No one wants to make mistakes. We owe an ethical duty to try our hardest to avoid them. When it comes to your adversaries, there’s certainly no need to wave a flag and point them out. If you move past most mistakes at warp speed, typically they go unnoticed. But for those we’re mentoring, it’s important for them to know that no lawyer is perfect.

The stakes of our mistakes must be kept in perspective. For Washington to become the general and president we know, his training and ascension required the substantial loss of actual human life. Our profession has a knack for creating panic attacks over errant citations and filing errors. While you certainly don’t want to be reckless, you also don’t want to paralyze your potential. If a lawyer takes a case, they should make every effort to do the required and extra-credit reading, but even when you do that, perfection remains easily eluded. Law ain’t science.

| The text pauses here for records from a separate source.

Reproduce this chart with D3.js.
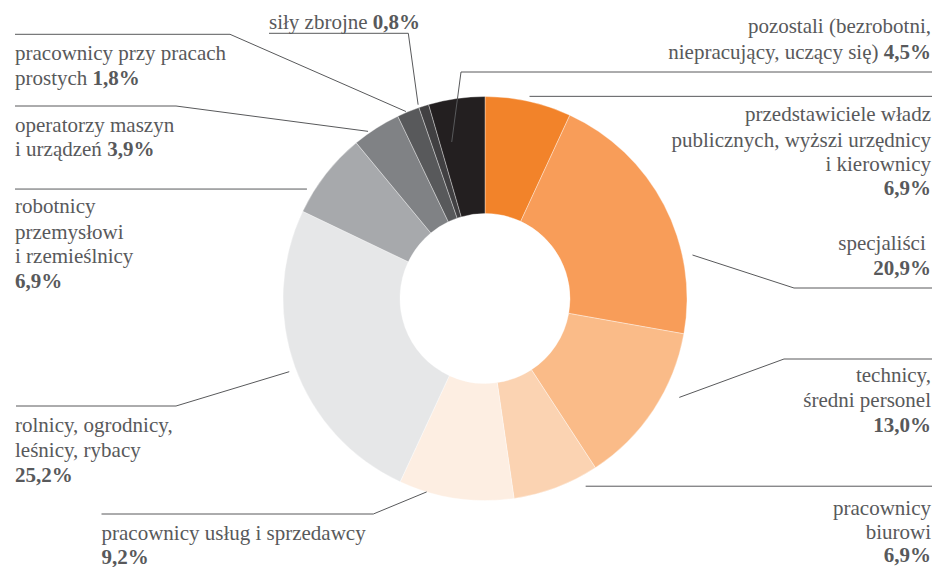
<!DOCTYPE html>
<html>
<head>
<meta charset="utf-8">
<script src="https://cdn.jsdelivr.net/npm/d3@7"></script>
<style>
  html, body { margin: 0; padding: 0; background: #fff; }
  svg { display: block; }
  text { font-family: "Liberation Serif", "Times New Roman", serif; font-size: 21px; fill: #58595b; }
  .pct { font-weight: bold; }
</style>
</head>
<body>
<svg id="chart" width="936" height="567"></svg>
<script>
// ---- data ----
const categories = [
  "przedstawiciele władz publicznych, wyżsi urzędnicy i kierownicy",
  "specjaliści",
  "technicy, średni personel",
  "pracownicy biurowi",
  "pracownicy usług i sprzedawcy",
  "rolnicy, ogrodnicy, leśnicy, rybacy",
  "robotnicy przemysłowi i rzemieślnicy",
  "operatorzy maszyn i urządzeń",
  "pracownicy przy pracach prostych",
  "siły zbrojne",
  "pozostali (bezrobotni, niepracujący, uczący się)"
];
const values = [6.9, 20.9, 13.0, 6.9, 9.2, 25.2, 6.9, 3.9, 1.8, 0.8, 4.5];
const colors = ["#f2832a", "#f89d59", "#fabb88", "#fbd3b2", "#fdeee2", "#e6e7e8",
                "#a7a9ac", "#808285", "#58595b", "#414042", "#231f20"];
const labelLines = [
  ["przedstawiciele władz", "publicznych, wyższi urzędnicy", "i kierownicy"],
  ["specjaliści\u00a0"],
  ["technicy,", "średni personel"],
  ["pracownicy", "biurowi"],
  ["pracownicy usług i sprzedawcy"],
  ["rolnicy, ogrodnicy,", "leśnicy, rybacy"],
  ["robotnicy", "przemysłowi", "i rzemieślnicy"],
  ["operatorzy maszyn", "i urządzeń"],
  ["pracownicy przy pracach", "prostych"],
  ["siły zbrojne"],
  ["pozostali (bezrobotni,", "niepracujący, uczący się)"]
];

// ---- layout (positions only) ----
const W = 936, H = 567;
const cx = 485, cy = 298.5, rOuter = 202, rInner = 85;
const layout = [
  { r: 207, da: 0,    elbow: null,          end: 932, tx: 931, anchor: "end",   base: [121, 146.5, 171, 195], inline: false },
  { r: 212, da: 15.7, elbow: [794, 288],    end: 932, tx: 931, anchor: "end",   base: [250, 275], inline: false },
  { r: 218, da: -6.5, elbow: [784, 359],    end: 932, tx: 931, anchor: "end",   base: [382, 407, 432], inline: false },
  { r: 213, da: -7.5, elbow: null,          end: 932, tx: 931, anchor: "end",   base: [515, 538.5, 562], inline: false },
  { r: 202, da: 8.5,  elbow: [373.3, 514],  end: 101.5, tx: 101.5, anchor: "start", base: [540, 563.5], inline: false },
  { r: 209, da: -0.7, elbow: [176, 406],    end: 16,  tx: 15,  anchor: "start", base: [431.7, 457, 481.7], inline: false },
  { r: 209, da: -6.4, elbow: null,          end: 15,  tx: 15,  anchor: "start", base: [213, 238.5, 263, 288], inline: false },
  { r: 204, da: -2.4, elbow: [176, 106],    end: 15,  tx: 15,  anchor: "start", base: [131.5, 156], inline: true },
  { r: 203, da: -0.6, elbow: [230, 34.3],   end: 15,  tx: 15,  anchor: "start", base: [60, 85], inline: true },
  { r: 205, da: -1.4, elbow: [408.3, 33.3], end: 269, tx: 269, anchor: "start", base: [29], inline: true },
  { r: 160, da: -3.9, elbow: [461, 72],     end: 932, tx: 931, anchor: "end",   base: [33, 59], inline: true }
];

const fmtPct = v => d3.format(".1f")(v).replace(".", ",") + "%";

const svg = d3.select("#chart");
const pie = d3.pie().sort(null).value(d => d)(values);
const arc = d3.arc().innerRadius(rInner).outerRadius(rOuter);

const g = svg.append("g").attr("transform", `translate(${cx},${cy})`);
g.selectAll("path.slice").data(pie).join("path")
  .attr("class", "slice")
  .attr("d", arc)
  .attr("fill", (d, i) => colors[i])
  .attr("stroke", "#ffffff")
  .attr("stroke-opacity", 0.6)
  .attr("stroke-width", 0.6);

// leader lines
const pt = (a, r) => [cx + r * Math.sin(a), cy - r * Math.cos(a)];
const lineGen = d3.line();
pie.forEach((d, i) => {
  const L = layout[i];
  const a = (d.startAngle + d.endAngle) / 2 + L.da * Math.PI / 180;
  const s = pt(a, L.r);
  const pts = [s];
  if (L.elbow) { pts.push(L.elbow); pts.push([L.end, L.elbow[1]]); }
  else { pts.push([L.end, s[1]]); }
  svg.append("path")
    .attr("d", lineGen(pts))
    .attr("fill", "none")
    .attr("stroke", "#58595b")
    .attr("stroke-width", 1);
});

// labels
pie.forEach((d, i) => {
  const L = layout[i];
  const lines = labelLines[i];
  lines.forEach((ln, j) => {
    const t = svg.append("text")
      .attr("x", L.tx).attr("y", L.base[j])
      .attr("text-anchor", L.anchor);
    t.append("tspan").text(ln);
    if (L.inline && j === lines.length - 1) {
      t.append("tspan").attr("class", "pct").text(" " + fmtPct(values[i]));
    }
  });
  if (!L.inline) {
    svg.append("text")
      .attr("class", "pct")
      .attr("x", L.tx).attr("y", L.base[lines.length])
      .attr("text-anchor", L.anchor)
      .text(fmtPct(values[i]));
  }
});
</script>
</body>
</html>
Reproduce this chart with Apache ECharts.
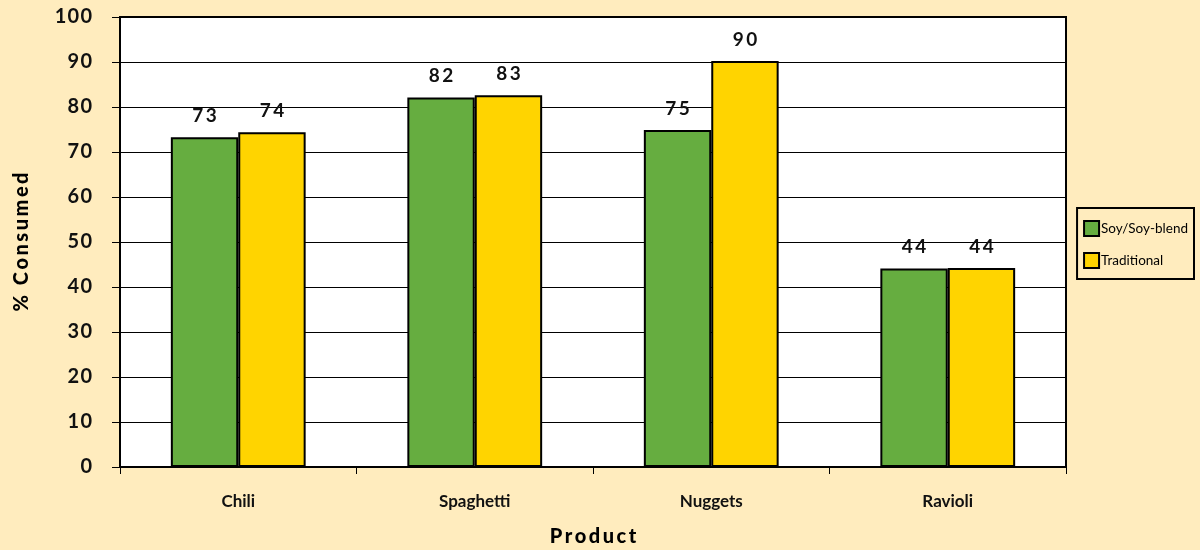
<!DOCTYPE html>
<html><head><meta charset="utf-8">
<script src="https://cdn.jsdelivr.net/npm/echarts@6/dist/echarts.min.js"></script>
<style>html,body{margin:0;padding:0;background:#FFECBE;}#c{width:1200px;height:550px;}</style>
</head><body><div id="c"></div>
<script>
const categories = ['Chili', 'Spaghetti', 'Nuggets', 'Ravioli'];
const soyValues = [73.3, 82.1, 74.9, 44.1];
const traditionalValues = [74.4, 82.6, 90.2, 44.2];
const yTicks = [0, 10, 20, 30, 40, 50, 60, 70, 80, 90, 100];

const spaced = (s, sp) => String(s).split('').join(sp);
const chart = echarts.init(document.getElementById('c'));
const labelCfg = {
  show: true, position: 'top', distance: 12, color: '#111', fontFamily: 'Lato',
  fontWeight: 'bold', fontSize: 19,
  formatter: p => spaced(Math.round(p.value), '\u2009')
};
chart.setOption({
  backgroundColor: '#FFECBE',
  animation: false,
  grid: { left: 120, right: 134, top: 17, bottom: 83, outerBoundsMode: 'none', show: true, backgroundColor: '#fff', borderColor: '#000', borderWidth: 2 },
  legend: {
    orient: 'vertical', right: 6, top: 208, padding: [12, 6, 10, 6], itemGap: 15,
    backgroundColor: '#FFECBE', borderColor: '#000', borderWidth: 2,
    itemWidth: 15, itemHeight: 15, icon: 'rect',
    textStyle: { fontFamily: 'Lato', fontSize: 13.5, color: '#000', padding: [0, 0, 0, -3] },
    data: ['Soy/Soy-blend', 'Traditional']
  },
  xAxis: {
    type: 'category', data: categories,
    name: spaced('Product', '\u2009'), nameLocation: 'middle', nameGap: 60,
    nameTextStyle: { fontFamily: 'Lato', fontWeight: 900, fontSize: 20, color: '#000' },
    axisLine: { lineStyle: { color: '#000', width: 2 } },
    axisTick: { show: true, length: 7, lineStyle: { color: '#000' } },
    axisLabel: { fontFamily: 'Lato', fontSize: 17, fontWeight: 'bold', color: '#111', margin: 26 }
  },
  yAxis: {
    type: 'value', min: 0, max: 100, interval: 10,
    name: spaced('% Consumed', '\u2009'), nameLocation: 'middle', nameGap: 88, nameRotate: 90,
    nameTextStyle: { fontFamily: 'Lato', fontWeight: 900, fontSize: 20, color: '#000' },
    axisLine: { show: true, lineStyle: { color: '#000', width: 2 } },
    axisTick: { show: true, length: 8, lineStyle: { color: '#000' } },
    splitLine: { lineStyle: { color: '#000', width: 1 } },
    axisLabel: { fontFamily: 'Lato', fontSize: 20, fontWeight: 'bold', color: '#111', margin: 28,
      formatter: v => yTicks.includes(v) ? spaced(v, '\u200A') : '' }
  },
  series: [
    { name: 'Soy/Soy-blend', type: 'bar', data: soyValues, barGap: '0%', barCategoryGap: '43%',
      itemStyle: { color: '#66AD40', borderColor: '#000', borderWidth: 2 }, label: labelCfg },
    { name: 'Traditional', type: 'bar', data: traditionalValues,
      itemStyle: { color: '#FFD400', borderColor: '#000', borderWidth: 2 }, label: labelCfg }
  ]
});
</script></body></html>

To “learn from our mistakes so we don’t repeat them,” we need to expose ourselves to making more mistakes for it to be a growth experience. In fact, we have to embrace the potential for even bigger mistakes. Entire careers can get derailed by fear. It leads attorneys not to pursue more challenging cases, to avoid a lead role on a case, and to stay in the job that feels comfortable instead of the job they want. In my time, I’ve probably seen more fearless than genius lawyers excel in private practice.

Most mistakes are not the end of the world. I was once told that you can fix just about anything that isn’t jurisdictional. In my experience, that’s typically true … you’re just going to feel awful for a couple of days. I get at least one call a week from an experienced lawyer friend that starts with something to the effect of, “what do you think happens if…,” “so how bad is it if…,” or “do you think it’s a big deal that…” Usually 24-48 hours pass, and we’re all on to the next problem.

I guess all I’m saying is George Washington is responsible for a lot of people dying. He still became president. Whatever mistake we made today, it probably wasn’t that bad and there’s probably still hope for us.